E’ la prima volta che accade in Italia e il caso è destinato a fare scuola. Solo di fronte alla magistratura di sorveglianza salentina pendono centocinquanta ricorsi, alcuni già inoltrati alla Corte europea dei diritti dell’uomo. Altri simili sono in attesa di giudizio a Padova e a Milano. E su questi potrebbe influire, eccome, il peso di queste prime pronunce. Per rendersi conto della loro portata storica basta considerare i numeri: in tutto il Paese, stando ai dati diffusi dalla Comunità di Sant’Egidio, sono oltre 67mila i detenuti in strutture che al massimo potrebbero accoglierne 42mila. La maglia nera del sovraffollamento spetta proprio alla Puglia. Ma per capire veramente l’intensità del terremoto che potrebbe travolgere il sistema carcerario nostrano, bisogna guardare a quello che accade poco più in là, in Gran Bretagna, dove il governo, solo nel 2010, è stato costretto a sborsare risarcimenti che hanno sforato il tetto dei 4milioni di euro, dovuti anche per le condizioni indegne della permanenza dietro le sbarre. Di sicuro, dev’essere questo uno dei motivi per cui l’Avvocatura dello Stato, per conto dell’amministrazione penitenziaria, ha impugnato l’ordinanza del magistrato Tarantino e il giudizio è tuttora pendente. Ma con 112 euro al giorno, spesi in media nel 2011 dallo Stato per ogni detenuto, va detto anche che pure il sovraffollamento è diventato un business.
Il sasso nello stagno, ad ogni modo, è stato lanciato. Il Tribunale di Lecce ha, infatti, sottolineato come la centralità della funzione rieducativa della pena “non riguardi com’è ovvio solo gli strumenti alternativi alla detenzione, ma anche la conduzione della detenzione stessa, che non può essere concepita se non in funzione della progressiva rieducazione del detenuto”. Insomma, se mancano le condizioni basilari per questo, la pena diventa un mero decorso del tempo “scandito da un’alba sempre uguale e senza fine”.

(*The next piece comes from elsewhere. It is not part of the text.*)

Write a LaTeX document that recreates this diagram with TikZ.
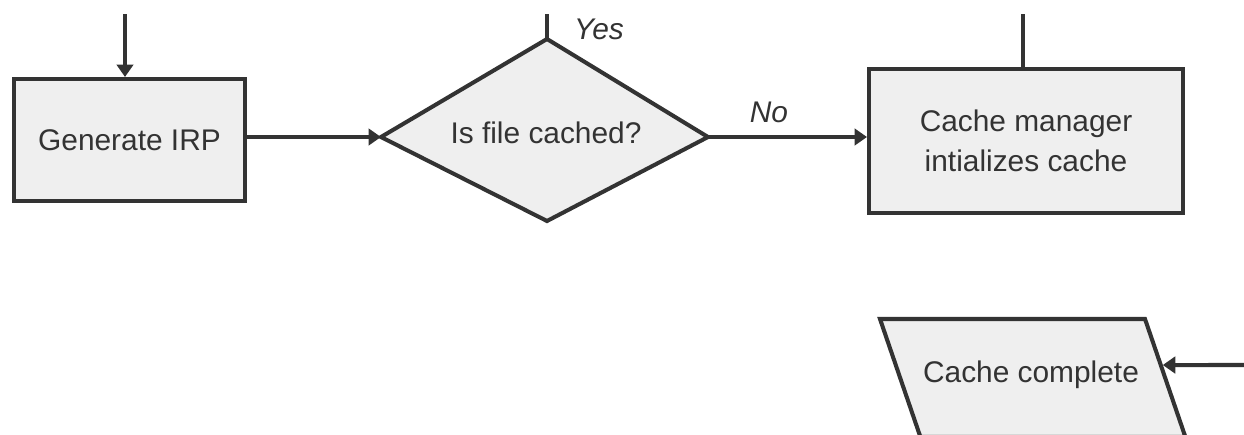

“Ciò che è di straordinaria rilevanza – sottolinea l’avvocato Alessandro Stomeo, che ha curato i ricorsi – è l’aver riconosciuto che il trattamento penitenziario, così come quello sanitario, è un obbligo che lo Stato ha nei confronti del cittadino. Pertanto, la mancanza di un trattamento che, almeno in astratto, possa essere fruito per risocializzarsi, comporta la lesione di un diritto proprio del detenuto, fonte anche di obbligo risarcitorio da parte dello Stato”.
L’indennizzo varia soprattutto in funzione del tempo trascorso in condizioni inadeguate e in proporzione alle condizioni di disagio, intese come ristrettezza degli spazi, mancanza di attività sportive, risocializzanti, ricreative, di studio e lavoro. E che la situazione a Borgo San Nicola sia esplosiva lo dicono i dati. Celle concepite per un solo carcerato ma da dividere in tre, con spazi vitali a testa grandi quanto quelli di una bara. Impossibilità di utilizzare le aree verdi e i campetti, perché mancano i passaggi di accesso protetti. Abuso di ansiolitici e depressivi da parte del 90 per cento della popolazione dietro le sbarre. Sovraffollamento del 120 per cento. E’ stato il rapporto “Visti da noi” del Centro Servizi Volontariato Salento a capovolgere la visione di quella che, al momento della sua inaugurazione, a metà anni ’90, era considerata una casa circondariale modello.
Anche l’ordinanza del giudice Tarantino mette nero su bianco il dramma del recluso A.S., che “è stato ristretto in un istituto sovraffollato occupato da 1.377 a fronte di una capienza di 660 detenuti ed una tollerabilità di 1.100, non ha fruito di alcuna attività trattamentale formulata secondo un programma individualizzato, non ha fruito di un vano igienico dotato di acqua calda, non ha fruito di spazi all’aperto dotati di protezione dagli agenti atmosferici, non ha fruito di un programma trattamentale che alternasse attività finalizzate alla rieducazione con attività all’aperto, ha trascorso 19 ore e mezzo in una cella utilizzando uno spazio vitale pari a 3,39 mq al lordo degli arredi, dormendo su di un letto a castello posto a 50 cm dal soffitto della stanza”.
“Il ricorso – sottolinea Stomeo – ha preso spunto dalla sentenza Sulejmanovic, con cui nel 2009 la Corte europea ha condannato l’Italia a indennizzare un detenuto bosniaco per il danno morale sofferto durante la sua permanenza, per due mesi e mezzo, in uno spazio minimo vitale di 2,70mq. In quel caso si era configurata una violazione dell’articolo 3 Cedu sul divieto di tortura, tanto che la pena è stata ritenuta umiliante e degradante”. Il Tribunale di Lecce non si è spinto fino a questo punto, ma ha avvisato: “Rispetto a quella situazione, la lesione cagionata all’odierno reclamante è di poco più contenuta sotto il punto di vista temporale e manifesta un’aggressione meno intensa al comune bene giuridico della dignità umana”. Come dire, siamo al limite.